### [Aim of the task]
Copy out each line exactly as it appears.

### [Source data]
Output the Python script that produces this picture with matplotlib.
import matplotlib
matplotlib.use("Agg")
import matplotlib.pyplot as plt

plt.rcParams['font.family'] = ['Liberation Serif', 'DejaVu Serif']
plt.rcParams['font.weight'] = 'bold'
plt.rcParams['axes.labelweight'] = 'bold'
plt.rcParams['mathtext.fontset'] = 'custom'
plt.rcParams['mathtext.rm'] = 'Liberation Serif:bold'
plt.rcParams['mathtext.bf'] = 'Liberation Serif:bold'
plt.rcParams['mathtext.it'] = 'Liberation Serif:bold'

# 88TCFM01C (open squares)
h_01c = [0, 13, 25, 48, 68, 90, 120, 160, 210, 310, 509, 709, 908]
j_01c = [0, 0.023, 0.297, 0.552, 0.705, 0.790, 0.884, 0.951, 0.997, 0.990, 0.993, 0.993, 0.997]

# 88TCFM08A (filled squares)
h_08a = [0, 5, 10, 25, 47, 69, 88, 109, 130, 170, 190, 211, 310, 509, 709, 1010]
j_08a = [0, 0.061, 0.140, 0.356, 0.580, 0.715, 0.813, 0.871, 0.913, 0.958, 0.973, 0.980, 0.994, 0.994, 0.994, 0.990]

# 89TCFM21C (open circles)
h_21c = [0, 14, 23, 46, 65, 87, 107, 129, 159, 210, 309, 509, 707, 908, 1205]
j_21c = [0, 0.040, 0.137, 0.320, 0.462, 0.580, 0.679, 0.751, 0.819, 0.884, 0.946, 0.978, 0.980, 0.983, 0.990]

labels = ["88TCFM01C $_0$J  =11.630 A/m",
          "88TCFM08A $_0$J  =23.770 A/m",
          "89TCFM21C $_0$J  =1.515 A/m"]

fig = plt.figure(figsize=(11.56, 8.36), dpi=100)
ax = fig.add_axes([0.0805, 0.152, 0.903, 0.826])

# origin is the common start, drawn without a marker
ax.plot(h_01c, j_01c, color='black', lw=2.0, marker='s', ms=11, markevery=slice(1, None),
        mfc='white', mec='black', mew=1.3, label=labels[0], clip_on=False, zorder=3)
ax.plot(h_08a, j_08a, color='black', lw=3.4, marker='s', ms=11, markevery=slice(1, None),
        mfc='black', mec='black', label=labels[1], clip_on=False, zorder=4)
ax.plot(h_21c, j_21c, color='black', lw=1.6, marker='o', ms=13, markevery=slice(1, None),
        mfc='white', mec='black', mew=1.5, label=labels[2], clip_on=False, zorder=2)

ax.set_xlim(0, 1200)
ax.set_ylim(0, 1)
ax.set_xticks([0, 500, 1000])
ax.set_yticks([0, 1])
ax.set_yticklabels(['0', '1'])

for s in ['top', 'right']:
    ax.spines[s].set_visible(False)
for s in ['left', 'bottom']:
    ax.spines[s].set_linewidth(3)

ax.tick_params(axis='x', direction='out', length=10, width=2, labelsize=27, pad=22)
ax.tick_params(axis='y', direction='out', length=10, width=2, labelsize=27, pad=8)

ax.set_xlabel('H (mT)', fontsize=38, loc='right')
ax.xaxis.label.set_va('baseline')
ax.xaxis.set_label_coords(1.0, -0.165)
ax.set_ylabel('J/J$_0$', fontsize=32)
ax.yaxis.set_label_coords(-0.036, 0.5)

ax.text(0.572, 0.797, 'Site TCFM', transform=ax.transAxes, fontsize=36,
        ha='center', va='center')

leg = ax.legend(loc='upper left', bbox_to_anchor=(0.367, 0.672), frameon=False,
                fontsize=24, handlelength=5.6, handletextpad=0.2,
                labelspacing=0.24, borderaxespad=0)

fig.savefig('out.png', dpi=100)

### [Exercise response]
Output the Python script that produces this picture with matplotlib.
import matplotlib
matplotlib.use("Agg")
import matplotlib.pyplot as plt

plt.rcParams['font.family'] = ['Liberation Serif', 'DejaVu Serif']
plt.rcParams['font.weight'] = 'bold'
plt.rcParams['axes.labelweight'] = 'bold'
plt.rcParams['mathtext.fontset'] = 'custom'
plt.rcParams['mathtext.rm'] = 'Liberation Serif:bold'
plt.rcParams['mathtext.bf'] = 'Liberation Serif:bold'
plt.rcParams['mathtext.it'] = 'Liberation Serif:bold'

# 88TCFM01C (open squares)
h_01c = [0, 13, 25, 48, 68, 90, 120, 160, 210, 310, 509, 709, 908]
j_01c = [0, 0.023, 0.297, 0.552, 0.705, 0.790, 0.884, 0.951, 0.997, 0.990, 0.993, 0.993, 0.997]

# 88TCFM08A (filled squares)
h_08a = [0, 5, 10, 25, 47, 69, 88, 109, 130, 170, 190, 211, 310, 509, 709, 1010]
j_08a = [0, 0.061, 0.140, 0.356, 0.580, 0.715, 0.813, 0.871, 0.913, 0.958, 0.973, 0.980, 0.994, 0.994, 0.994, 0.990]

# 89TCFM21C (open circles)
h_21c = [0, 14, 23, 46, 65, 87, 107, 129, 159, 210, 309, 509, 707, 908, 1205]
j_21c = [0, 0.040, 0.137, 0.320, 0.462, 0.580, 0.679, 0.751, 0.819, 0.884, 0.946, 0.978, 0.980, 0.983, 0.990]

labels = ["88TCFM01C $_0$J  =11.630 A/m",
          "88TCFM08A $_0$J  =23.770 A/m",
          "89TCFM21C $_0$J  =1.515 A/m"]

fig = plt.figure(figsize=(11.56, 8.36), dpi=100)
ax = fig.add_axes([0.0805, 0.152, 0.903, 0.826])

# origin is the common start, drawn without a marker
ax.plot(h_01c, j_01c, color='black', lw=2.0, marker='s', ms=11, markevery=slice(1, None),
        mfc='white', mec='black', mew=1.3, label=labels[0], clip_on=False, zorder=3)
ax.plot(h_08a, j_08a, color='black', lw=3.4, marker='s', ms=11, markevery=slice(1, None),
        mfc='black', mec='black', label=labels[1], clip_on=False, zorder=4)
ax.plot(h_21c, j_21c, color='black', lw=1.6, marker='o', ms=13, markevery=slice(1, None),
        mfc='white', mec='black', mew=1.5, label=labels[2], clip_on=False, zorder=2)

ax.set_xlim(0, 1200)
ax.set_ylim(0, 1)
ax.set_xticks([0, 500, 1000])
ax.set_yticks([0, 1])
ax.set_yticklabels(['0', '1'])

for s in ['top', 'right']:
    ax.spines[s].set_visible(False)
for s in ['left', 'bottom']:
    ax.spines[s].set_linewidth(3)

ax.tick_params(axis='x', direction='out', length=10, width=2, labelsize=27, pad=22)
ax.tick_params(axis='y', direction='out', length=10, width=2, labelsize=27, pad=8)

ax.set_xlabel('H (mT)', fontsize=38, loc='right')
ax.xaxis.label.set_va('baseline')
ax.xaxis.set_label_coords(1.0, -0.165)
ax.set_ylabel('J/J$_0$', fontsize=32)
ax.yaxis.set_label_coords(-0.036, 0.5)

ax.text(0.572, 0.797, 'Site TCFM', transform=ax.transAxes, fontsize=36,
        ha='center', va='center')

leg = ax.legend(loc='upper left', bbox_to_anchor=(0.367, 0.672), frameon=False,
                fontsize=24, handlelength=5.6, handletextpad=0.2,
                labelspacing=0.24, borderaxespad=0)

fig.savefig('out.png', dpi=100)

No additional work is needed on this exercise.